» **SHORT PROBLEM**:
Start at the line that has "Convert this chart" and stop at the line that has "const yTicks = [0, 20, 40, 60, 80];". Print those lines and all lines between them exactly, and nothing more.

^^^^^^^^

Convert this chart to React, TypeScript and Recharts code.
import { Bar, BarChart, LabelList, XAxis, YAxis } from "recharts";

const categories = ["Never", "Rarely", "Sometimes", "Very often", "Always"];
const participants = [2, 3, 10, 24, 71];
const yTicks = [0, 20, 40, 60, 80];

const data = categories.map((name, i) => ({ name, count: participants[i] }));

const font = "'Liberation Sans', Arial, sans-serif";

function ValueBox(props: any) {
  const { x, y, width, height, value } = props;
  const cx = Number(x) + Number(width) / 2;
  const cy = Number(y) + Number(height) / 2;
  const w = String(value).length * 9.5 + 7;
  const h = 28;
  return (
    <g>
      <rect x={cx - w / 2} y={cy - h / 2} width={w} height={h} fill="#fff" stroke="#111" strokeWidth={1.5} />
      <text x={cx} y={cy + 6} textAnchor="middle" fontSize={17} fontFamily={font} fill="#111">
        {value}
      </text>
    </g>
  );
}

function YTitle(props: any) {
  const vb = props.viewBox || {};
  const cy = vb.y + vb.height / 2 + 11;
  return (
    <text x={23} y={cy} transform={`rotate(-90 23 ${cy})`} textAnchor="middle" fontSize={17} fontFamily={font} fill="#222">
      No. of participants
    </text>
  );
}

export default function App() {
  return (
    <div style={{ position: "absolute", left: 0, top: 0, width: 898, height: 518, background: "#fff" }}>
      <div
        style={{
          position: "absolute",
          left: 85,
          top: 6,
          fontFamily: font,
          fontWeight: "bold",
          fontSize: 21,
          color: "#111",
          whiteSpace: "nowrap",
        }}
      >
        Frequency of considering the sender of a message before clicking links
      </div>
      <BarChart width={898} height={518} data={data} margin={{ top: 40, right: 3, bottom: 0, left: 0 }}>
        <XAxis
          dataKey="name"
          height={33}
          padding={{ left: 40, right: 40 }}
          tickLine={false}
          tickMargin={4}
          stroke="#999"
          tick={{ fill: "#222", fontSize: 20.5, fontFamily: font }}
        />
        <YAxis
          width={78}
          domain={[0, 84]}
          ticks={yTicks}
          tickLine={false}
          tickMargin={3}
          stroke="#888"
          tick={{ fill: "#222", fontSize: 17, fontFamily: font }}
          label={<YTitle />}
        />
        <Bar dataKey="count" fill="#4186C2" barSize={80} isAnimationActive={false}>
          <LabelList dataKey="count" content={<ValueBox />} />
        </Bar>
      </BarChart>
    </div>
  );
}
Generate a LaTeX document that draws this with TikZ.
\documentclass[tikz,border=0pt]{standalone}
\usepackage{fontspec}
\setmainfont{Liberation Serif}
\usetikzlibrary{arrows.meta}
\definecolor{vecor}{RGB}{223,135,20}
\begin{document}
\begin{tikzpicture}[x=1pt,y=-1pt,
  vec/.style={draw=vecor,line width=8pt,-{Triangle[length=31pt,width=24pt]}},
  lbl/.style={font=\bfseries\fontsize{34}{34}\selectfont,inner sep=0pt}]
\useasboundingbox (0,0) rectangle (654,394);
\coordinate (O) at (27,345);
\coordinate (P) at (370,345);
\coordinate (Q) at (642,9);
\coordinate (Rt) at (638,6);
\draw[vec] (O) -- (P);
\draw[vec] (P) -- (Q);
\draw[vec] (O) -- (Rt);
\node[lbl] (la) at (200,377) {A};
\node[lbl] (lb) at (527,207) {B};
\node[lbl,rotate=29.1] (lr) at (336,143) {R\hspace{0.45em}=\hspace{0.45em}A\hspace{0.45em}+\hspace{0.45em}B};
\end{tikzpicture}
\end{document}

^^^^^^^^

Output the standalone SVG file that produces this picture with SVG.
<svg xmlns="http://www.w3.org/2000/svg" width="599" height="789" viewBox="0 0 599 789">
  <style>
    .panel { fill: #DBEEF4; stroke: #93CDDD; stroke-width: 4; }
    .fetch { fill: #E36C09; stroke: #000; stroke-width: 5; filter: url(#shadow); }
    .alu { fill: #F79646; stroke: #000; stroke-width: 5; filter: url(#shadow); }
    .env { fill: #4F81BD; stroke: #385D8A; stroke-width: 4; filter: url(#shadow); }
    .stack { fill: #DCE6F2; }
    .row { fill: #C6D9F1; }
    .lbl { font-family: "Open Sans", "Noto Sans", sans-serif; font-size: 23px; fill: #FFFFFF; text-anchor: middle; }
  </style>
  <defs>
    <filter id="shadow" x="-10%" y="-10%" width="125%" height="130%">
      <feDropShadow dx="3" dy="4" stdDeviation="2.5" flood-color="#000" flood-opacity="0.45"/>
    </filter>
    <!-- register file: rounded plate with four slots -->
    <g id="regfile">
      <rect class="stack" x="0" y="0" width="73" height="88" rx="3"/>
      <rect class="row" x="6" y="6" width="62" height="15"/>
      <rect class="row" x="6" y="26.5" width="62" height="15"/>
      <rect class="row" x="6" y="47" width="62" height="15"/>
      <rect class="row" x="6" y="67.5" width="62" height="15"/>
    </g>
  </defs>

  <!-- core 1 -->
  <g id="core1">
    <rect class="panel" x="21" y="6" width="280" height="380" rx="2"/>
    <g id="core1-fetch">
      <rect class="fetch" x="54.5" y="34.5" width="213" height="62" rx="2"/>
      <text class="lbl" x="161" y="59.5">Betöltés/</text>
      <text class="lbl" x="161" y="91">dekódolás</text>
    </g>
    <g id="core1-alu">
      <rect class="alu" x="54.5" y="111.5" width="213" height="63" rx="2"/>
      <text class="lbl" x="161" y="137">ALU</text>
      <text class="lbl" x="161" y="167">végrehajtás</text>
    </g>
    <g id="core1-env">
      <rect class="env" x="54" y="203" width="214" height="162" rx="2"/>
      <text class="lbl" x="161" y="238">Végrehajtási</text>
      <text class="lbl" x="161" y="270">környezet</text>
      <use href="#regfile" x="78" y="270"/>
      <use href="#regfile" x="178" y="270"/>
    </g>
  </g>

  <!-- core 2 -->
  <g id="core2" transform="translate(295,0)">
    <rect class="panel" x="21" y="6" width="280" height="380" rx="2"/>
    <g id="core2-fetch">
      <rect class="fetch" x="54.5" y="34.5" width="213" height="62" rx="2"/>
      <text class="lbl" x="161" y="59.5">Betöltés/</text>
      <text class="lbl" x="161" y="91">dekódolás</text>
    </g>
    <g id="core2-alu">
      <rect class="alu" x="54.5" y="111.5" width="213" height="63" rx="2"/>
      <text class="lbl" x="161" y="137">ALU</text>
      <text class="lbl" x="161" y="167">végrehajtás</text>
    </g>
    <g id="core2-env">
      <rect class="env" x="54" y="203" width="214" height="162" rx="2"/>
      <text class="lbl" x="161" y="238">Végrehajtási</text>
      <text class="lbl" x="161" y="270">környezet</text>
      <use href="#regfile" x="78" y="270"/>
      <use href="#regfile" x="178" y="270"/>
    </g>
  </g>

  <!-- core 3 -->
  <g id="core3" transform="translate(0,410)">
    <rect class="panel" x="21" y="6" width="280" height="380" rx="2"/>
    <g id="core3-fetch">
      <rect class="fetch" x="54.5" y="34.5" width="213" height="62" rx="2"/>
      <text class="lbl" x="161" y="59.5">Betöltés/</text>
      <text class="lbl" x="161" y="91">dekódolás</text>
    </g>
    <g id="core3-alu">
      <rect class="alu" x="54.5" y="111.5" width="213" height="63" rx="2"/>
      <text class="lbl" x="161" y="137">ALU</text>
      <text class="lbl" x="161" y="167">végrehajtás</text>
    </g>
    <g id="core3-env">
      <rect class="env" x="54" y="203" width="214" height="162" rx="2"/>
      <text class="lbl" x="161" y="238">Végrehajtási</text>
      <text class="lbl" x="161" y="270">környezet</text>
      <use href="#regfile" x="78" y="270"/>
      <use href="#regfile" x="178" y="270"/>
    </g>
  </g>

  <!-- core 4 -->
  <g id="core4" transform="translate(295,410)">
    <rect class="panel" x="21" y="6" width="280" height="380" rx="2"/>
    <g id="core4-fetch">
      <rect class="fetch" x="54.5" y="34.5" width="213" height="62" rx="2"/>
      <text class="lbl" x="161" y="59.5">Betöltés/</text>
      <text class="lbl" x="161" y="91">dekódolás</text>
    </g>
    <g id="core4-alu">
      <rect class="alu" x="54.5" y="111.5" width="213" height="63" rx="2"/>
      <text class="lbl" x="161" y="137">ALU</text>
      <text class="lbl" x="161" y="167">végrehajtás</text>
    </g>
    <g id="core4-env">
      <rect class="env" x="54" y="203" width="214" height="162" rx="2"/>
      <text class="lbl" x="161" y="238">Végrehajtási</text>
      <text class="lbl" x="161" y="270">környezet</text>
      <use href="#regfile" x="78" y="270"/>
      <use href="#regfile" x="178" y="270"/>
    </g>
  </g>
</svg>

^^^^^^^^

» **ANSWER BELOW**:
Convert this chart to React, TypeScript and Recharts code.
import { Bar, BarChart, LabelList, XAxis, YAxis } from "recharts";

const categories = ["Never", "Rarely", "Sometimes", "Very often", "Always"];
const participants = [2, 3, 10, 24, 71];
const yTicks = [0, 20, 40, 60, 80];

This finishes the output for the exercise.